The DTS-HD Master Audio 2.0 mono track also seems to be identical to the LPCM 2.0 mono track on the Imprint Blu-ray. Here's what I wrote about the Imprint audio:
Robust sound distinguishes the LPCM 2.0 mono track. A wide dynamic scale embraces all the highs and lows of Jerry Goldsmith's rousing, very '60s music score without a hint of distortion, and all the dialogue is clear and easy to comprehend. Sonic accents like the titular gunshot, fisticuffs, and a ringing telephone are crisp, and no age-related hiss, pops, or crackle intrude. Though Warning Shot is a surprisingly talky thriller, this track flexes its muscles when needed and handles any challenges with ease.
The KLSC edition provides several trailers for other KLSC releases, but not one for Warning Shot. They also include the same audio commentary that appeared on the Imprint release.
Audio Commentary - Film historians Howard S. Berger and Steve Mitchell express unbridled enthusiasm for Warning Shot, but it's tough not to feel as if they're unduly propping up the film and its makers.
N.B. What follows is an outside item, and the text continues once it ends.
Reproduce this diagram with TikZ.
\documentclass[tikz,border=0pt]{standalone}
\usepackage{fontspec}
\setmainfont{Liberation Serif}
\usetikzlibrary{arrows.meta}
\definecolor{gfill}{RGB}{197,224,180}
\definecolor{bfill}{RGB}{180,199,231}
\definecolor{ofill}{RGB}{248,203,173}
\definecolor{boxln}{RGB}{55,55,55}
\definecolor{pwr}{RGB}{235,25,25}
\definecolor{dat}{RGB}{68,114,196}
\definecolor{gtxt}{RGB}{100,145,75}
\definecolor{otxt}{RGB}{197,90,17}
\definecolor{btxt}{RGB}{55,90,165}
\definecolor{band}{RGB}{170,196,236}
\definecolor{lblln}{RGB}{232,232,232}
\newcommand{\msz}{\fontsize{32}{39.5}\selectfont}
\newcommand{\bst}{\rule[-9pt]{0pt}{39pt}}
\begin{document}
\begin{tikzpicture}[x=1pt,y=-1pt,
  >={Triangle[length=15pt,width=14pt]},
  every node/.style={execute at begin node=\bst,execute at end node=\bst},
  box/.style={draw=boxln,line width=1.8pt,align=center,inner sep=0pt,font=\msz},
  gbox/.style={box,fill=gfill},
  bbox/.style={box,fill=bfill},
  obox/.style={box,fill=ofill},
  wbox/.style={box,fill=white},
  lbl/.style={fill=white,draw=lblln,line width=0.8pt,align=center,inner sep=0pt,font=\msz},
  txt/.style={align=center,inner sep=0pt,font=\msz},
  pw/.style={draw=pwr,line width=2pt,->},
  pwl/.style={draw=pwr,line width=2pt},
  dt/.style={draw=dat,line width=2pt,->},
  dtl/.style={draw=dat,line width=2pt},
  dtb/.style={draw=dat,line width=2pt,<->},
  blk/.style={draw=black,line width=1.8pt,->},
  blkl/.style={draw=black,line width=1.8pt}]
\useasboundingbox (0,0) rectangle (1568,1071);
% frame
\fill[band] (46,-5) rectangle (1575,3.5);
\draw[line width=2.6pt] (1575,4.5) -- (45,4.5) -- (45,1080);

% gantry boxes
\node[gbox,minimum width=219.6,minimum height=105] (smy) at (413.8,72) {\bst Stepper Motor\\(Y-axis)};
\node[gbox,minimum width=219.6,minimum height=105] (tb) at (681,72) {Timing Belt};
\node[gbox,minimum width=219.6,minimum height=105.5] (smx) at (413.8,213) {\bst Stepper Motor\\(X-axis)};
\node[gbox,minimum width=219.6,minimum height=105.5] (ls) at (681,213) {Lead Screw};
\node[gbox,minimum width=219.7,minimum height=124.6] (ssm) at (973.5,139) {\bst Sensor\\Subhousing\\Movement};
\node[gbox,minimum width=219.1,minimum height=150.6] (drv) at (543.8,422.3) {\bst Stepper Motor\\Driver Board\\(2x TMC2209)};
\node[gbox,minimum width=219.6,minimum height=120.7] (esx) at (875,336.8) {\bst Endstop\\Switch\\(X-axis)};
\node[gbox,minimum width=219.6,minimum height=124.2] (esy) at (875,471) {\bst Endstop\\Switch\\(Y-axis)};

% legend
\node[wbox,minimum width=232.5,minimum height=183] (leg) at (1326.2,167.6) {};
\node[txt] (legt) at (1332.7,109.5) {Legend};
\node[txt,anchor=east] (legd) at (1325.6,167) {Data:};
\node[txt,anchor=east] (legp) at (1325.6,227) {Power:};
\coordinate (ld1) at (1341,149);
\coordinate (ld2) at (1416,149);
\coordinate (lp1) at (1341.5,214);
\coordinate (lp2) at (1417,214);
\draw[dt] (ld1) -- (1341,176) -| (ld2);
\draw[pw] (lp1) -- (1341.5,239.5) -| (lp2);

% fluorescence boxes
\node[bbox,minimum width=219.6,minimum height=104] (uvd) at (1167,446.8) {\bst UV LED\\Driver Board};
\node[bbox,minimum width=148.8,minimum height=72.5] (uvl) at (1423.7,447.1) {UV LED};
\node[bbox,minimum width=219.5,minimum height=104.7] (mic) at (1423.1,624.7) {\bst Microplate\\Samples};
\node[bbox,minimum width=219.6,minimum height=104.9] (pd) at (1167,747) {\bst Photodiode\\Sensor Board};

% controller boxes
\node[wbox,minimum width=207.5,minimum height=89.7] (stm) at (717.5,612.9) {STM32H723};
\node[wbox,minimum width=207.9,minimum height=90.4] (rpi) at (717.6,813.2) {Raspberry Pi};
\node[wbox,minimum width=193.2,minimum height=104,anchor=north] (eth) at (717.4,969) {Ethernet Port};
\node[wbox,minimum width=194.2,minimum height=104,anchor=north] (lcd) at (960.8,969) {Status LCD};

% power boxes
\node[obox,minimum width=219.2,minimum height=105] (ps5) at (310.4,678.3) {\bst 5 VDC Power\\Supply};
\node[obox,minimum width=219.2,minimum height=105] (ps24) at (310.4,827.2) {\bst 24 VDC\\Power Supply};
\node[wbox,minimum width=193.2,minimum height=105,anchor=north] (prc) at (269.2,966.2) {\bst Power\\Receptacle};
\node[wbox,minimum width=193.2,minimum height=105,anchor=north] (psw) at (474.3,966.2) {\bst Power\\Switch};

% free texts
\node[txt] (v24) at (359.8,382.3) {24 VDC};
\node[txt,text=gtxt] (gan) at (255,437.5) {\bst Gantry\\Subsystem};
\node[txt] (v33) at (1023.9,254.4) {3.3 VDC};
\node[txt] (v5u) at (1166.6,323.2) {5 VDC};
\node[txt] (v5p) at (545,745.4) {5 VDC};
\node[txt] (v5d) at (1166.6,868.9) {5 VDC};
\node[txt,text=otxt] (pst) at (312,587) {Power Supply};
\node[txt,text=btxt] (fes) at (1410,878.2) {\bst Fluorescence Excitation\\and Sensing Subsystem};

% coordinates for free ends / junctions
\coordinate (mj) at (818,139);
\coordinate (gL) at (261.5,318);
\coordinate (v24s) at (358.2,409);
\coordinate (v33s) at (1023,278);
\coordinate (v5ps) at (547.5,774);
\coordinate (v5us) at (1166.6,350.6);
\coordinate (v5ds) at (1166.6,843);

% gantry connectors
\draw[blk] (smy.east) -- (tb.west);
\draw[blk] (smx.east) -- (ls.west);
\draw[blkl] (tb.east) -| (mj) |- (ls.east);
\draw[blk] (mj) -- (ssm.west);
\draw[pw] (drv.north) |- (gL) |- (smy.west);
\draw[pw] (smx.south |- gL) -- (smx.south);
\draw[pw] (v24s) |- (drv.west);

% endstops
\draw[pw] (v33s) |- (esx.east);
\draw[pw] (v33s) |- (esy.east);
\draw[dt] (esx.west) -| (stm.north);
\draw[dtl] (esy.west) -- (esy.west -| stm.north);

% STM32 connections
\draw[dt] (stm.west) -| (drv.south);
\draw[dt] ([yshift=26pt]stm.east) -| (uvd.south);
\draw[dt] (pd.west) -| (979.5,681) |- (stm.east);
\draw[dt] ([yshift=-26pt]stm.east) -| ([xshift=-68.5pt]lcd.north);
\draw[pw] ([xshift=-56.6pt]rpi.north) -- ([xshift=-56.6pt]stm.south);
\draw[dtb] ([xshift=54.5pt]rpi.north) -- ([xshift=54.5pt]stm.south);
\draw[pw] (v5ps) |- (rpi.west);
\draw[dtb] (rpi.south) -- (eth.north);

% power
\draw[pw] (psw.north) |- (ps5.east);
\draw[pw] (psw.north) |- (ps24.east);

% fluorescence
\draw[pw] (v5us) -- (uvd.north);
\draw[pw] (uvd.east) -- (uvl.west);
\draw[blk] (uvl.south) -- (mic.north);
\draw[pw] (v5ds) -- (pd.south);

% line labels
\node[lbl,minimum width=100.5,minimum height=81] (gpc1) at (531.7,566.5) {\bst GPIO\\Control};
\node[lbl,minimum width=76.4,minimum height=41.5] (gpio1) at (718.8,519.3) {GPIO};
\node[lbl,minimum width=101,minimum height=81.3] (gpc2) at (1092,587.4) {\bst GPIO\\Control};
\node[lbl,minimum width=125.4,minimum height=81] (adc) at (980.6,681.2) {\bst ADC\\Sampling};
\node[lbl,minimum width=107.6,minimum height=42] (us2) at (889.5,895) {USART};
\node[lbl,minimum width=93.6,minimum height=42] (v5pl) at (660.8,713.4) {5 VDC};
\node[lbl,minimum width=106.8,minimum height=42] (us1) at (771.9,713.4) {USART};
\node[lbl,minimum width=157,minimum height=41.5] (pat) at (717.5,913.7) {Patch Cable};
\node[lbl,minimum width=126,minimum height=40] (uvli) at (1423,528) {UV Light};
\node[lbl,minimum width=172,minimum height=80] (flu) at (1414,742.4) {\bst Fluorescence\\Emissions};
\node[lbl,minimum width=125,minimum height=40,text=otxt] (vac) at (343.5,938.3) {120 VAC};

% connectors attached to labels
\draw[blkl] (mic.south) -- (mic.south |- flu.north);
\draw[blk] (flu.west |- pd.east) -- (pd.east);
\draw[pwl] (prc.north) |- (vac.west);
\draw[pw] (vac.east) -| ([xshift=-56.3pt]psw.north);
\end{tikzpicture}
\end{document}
The pair examines how the movie embraces old Hollywood classicism while butting up against the more freewheeling new Hollywood style. They also discuss how Warning Shot depicts the "loosening up of America," how Steve Allen's provocateur TV commentator character resembles Tucker Carlson, and how director Buzz Kulik deftly mixes pulp with nuance. Berger and Mitchell enjoy a comfortable rapport and their lively exchanges make this track worth checking out.
The KLSC edition of Warning Shot is exactly the same as Imprint Films' limited edition release. Identical video and audio transfers and the same commentary track make the two discs virtually indistinguishable. Though director Buzz Kulik's film never will be considered a classic thriller, it's a fun retro ride made all the more enjoyable by an endless parade of legendary guest stars. If you haven't yet picked up Warning Shot from Imprint, you'll save some money by going with Kino's very satisfying Blu-ray presentation. Worth a Look.